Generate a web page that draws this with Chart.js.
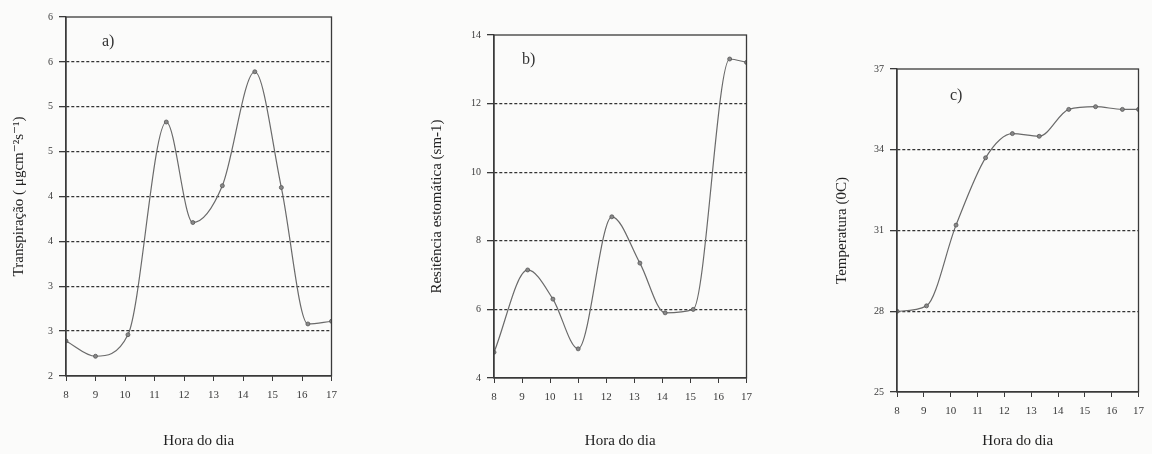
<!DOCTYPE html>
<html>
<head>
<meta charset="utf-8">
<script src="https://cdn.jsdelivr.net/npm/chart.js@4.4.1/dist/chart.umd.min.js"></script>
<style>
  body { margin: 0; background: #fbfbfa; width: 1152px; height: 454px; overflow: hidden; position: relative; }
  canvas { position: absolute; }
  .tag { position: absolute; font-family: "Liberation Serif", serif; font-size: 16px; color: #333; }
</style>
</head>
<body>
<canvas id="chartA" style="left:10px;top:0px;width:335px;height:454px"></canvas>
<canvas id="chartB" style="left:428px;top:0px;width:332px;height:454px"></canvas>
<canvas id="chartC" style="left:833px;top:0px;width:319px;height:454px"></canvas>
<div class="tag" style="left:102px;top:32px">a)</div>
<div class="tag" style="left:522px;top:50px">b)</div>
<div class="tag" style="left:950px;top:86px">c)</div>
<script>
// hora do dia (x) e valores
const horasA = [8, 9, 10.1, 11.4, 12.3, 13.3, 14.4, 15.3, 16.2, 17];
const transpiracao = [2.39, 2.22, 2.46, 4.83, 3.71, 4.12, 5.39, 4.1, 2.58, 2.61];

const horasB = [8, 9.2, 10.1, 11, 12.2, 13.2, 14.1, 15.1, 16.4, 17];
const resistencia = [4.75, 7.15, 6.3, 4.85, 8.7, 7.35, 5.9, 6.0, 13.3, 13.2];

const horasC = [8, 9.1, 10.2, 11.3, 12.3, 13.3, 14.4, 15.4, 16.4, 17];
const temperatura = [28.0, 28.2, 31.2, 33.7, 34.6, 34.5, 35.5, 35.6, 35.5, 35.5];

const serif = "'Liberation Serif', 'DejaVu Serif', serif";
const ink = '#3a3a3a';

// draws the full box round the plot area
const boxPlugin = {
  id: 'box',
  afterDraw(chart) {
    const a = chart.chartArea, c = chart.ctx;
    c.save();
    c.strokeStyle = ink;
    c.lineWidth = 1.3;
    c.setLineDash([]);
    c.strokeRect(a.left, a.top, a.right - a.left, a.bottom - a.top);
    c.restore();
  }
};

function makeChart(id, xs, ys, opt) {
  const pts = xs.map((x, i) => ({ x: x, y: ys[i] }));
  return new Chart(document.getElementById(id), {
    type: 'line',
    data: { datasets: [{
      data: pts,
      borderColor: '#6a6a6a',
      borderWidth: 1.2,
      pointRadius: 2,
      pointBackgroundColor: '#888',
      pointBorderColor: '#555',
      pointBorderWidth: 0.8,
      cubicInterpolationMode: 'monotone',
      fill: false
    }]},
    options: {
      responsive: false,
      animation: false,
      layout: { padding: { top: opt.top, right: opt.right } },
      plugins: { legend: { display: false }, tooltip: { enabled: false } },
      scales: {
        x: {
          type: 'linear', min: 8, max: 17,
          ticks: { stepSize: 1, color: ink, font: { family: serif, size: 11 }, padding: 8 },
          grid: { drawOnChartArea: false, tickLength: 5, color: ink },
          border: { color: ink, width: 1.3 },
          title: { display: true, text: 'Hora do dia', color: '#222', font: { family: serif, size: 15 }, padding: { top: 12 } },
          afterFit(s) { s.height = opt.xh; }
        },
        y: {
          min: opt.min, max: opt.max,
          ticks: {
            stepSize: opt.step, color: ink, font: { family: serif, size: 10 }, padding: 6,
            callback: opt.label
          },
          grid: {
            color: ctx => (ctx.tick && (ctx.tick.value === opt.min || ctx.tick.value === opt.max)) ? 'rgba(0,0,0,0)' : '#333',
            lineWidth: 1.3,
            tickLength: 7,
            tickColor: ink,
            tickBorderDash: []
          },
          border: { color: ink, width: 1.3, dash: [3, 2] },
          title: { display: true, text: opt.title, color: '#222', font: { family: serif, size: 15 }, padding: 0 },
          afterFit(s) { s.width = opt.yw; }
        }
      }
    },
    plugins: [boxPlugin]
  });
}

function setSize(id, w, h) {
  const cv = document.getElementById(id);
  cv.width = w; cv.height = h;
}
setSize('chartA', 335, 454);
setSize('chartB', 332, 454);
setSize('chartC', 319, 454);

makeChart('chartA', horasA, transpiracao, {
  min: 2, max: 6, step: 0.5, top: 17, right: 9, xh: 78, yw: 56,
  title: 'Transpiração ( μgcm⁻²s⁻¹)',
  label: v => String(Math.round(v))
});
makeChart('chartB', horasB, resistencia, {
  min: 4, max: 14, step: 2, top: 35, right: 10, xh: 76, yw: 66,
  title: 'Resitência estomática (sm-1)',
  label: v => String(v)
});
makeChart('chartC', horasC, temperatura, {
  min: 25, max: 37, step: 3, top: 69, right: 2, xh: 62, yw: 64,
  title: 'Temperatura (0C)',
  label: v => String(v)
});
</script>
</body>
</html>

....................

> _PROBLEM TO SOLVE_
Pick out every line holding the string "draws" and return it.

> _RIGHT ANSWER_
Generate a web page that draws this with Chart.js.
// draws the full box round the plot area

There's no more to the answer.